NYS: Why Are Authoritarian Entities Needed to Create Charter Schools if They Are So Popular?
The charter school industry has been operating in overdrive for several decades, trying desperately to convince everyone that charter schools are amazing, unassailable, and always in high demand.
But if charter schools are marvelous and popular why have charter school promoters spent years using top-down heavy-handed entities comprised of unelected pro-privatization individuals to impose charter schools on communities across the country?
Many, if not most, charter school laws state that the residents of a community must be consulted and their input must be considered in a meaningful way when unelected private citizens or external organizations strive to open a charter school in their community.
Yet time and again this simple democratic principle is violated by many entities that authorize charter schools. New York State is a textbook example of this anti-democratic set-up.

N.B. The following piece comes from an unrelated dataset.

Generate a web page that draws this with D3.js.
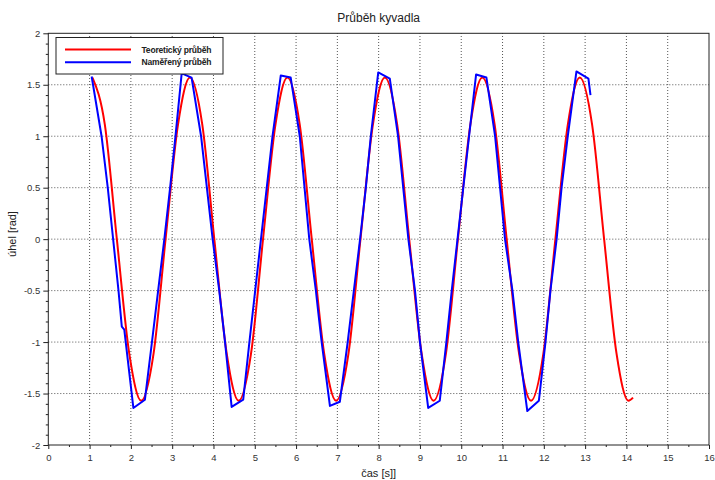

A January 27, 2026 press release from New York State United Teachers (NYSUT) titled “NYSUT files lawsuit challenging SUNY charter approvals,” states: “Today, New York State United Teachers, alongside education and community partners, filed a lawsuit in Albany County Supreme Court to hold the State University of New York Charter School Institute accountable for its decision to authorize new charter schools in Brentwood and Central Islip, despite rejection by the State Education Department and clear opposition from local communities.” This is not the first time the Institute has ignored the will of the community.
The State University of New York Charter School Institute was established in 1999 and is one of four entities authorized to approve new charter schools in the State of New York. Institute members are appointed by the SUNY Board of Trustees, they are not elected officials.
The press release explains that, “The lawsuit challenges SUNY, its board of trustees and its Charter Schools Institute for approving charter school applications that do not appear to meet fundamental requirements under New York law, including demonstrated community support and evidence of likely educational benefit. In both Brentwood and Central Islip, parents, educators, and local leaders raised serious concerns about the impact of additional charter schools on already-strained public school districts. SED [State Education Department] considered those concerns and rejected the applications. SUNY did not.” Privately-operated charter schools are notorious for corruption, poor academic performance, and for siphoning huge sums of public money from continually-underfunded public schools.
NYSUT President Melinda Person stated that, “This entity [Charter School Institute] has repeatedly ignored state law by dismissing community voices and overriding education experts in order to rubber-stamp charter applications. That is an abuse of its authority as a charter authorizer and a threat to public schools and the communities they serve. Public education works best when decisions are made with communities — not imposed on them — and that principle is worth defending.”
Why should anyone support a school that is not based on democratic decision-making processes? Why would a charter school authorizer defy state laws and act in an unlawful manner, especially when it is part of the state apparatus? Why act in an authoritarian manner if charter schools are supposedly very popular?
The NYSUT press release concludes that the Charter School Institute’s top-down actions are part of a larger pattern of “approving schools with little evidence of community need or support, and at times those with clear opposition. It also highlights the dysfunction created by New York’s dual charter authorizing system — which allows rejected [charter school] applicants to shop their applications to SUNY Charter Schools Institute for likely approval without addressing concerns raised by state education department experts.”
The goal of NYSUT’s lawsuit is “to restore accountability, enforce the law as written, and protect the rights of local communities to have a meaningful voice in decisions that shape the future of their public schools.”
Clearly, in New York State and elsewhere there is a battle between the forces of authoritarianism and the forces of democracy. Private interests are working hard to avoid any democratic mechanisms and processes. They want to freely impose their will on the majority. This dynamic operate in many institutions. Would such a battle exist if the legitimacy and utility of charter schools was not in question? People today need democratic renewal so that their needs and rights, not the dictate of private interests, are put in first place.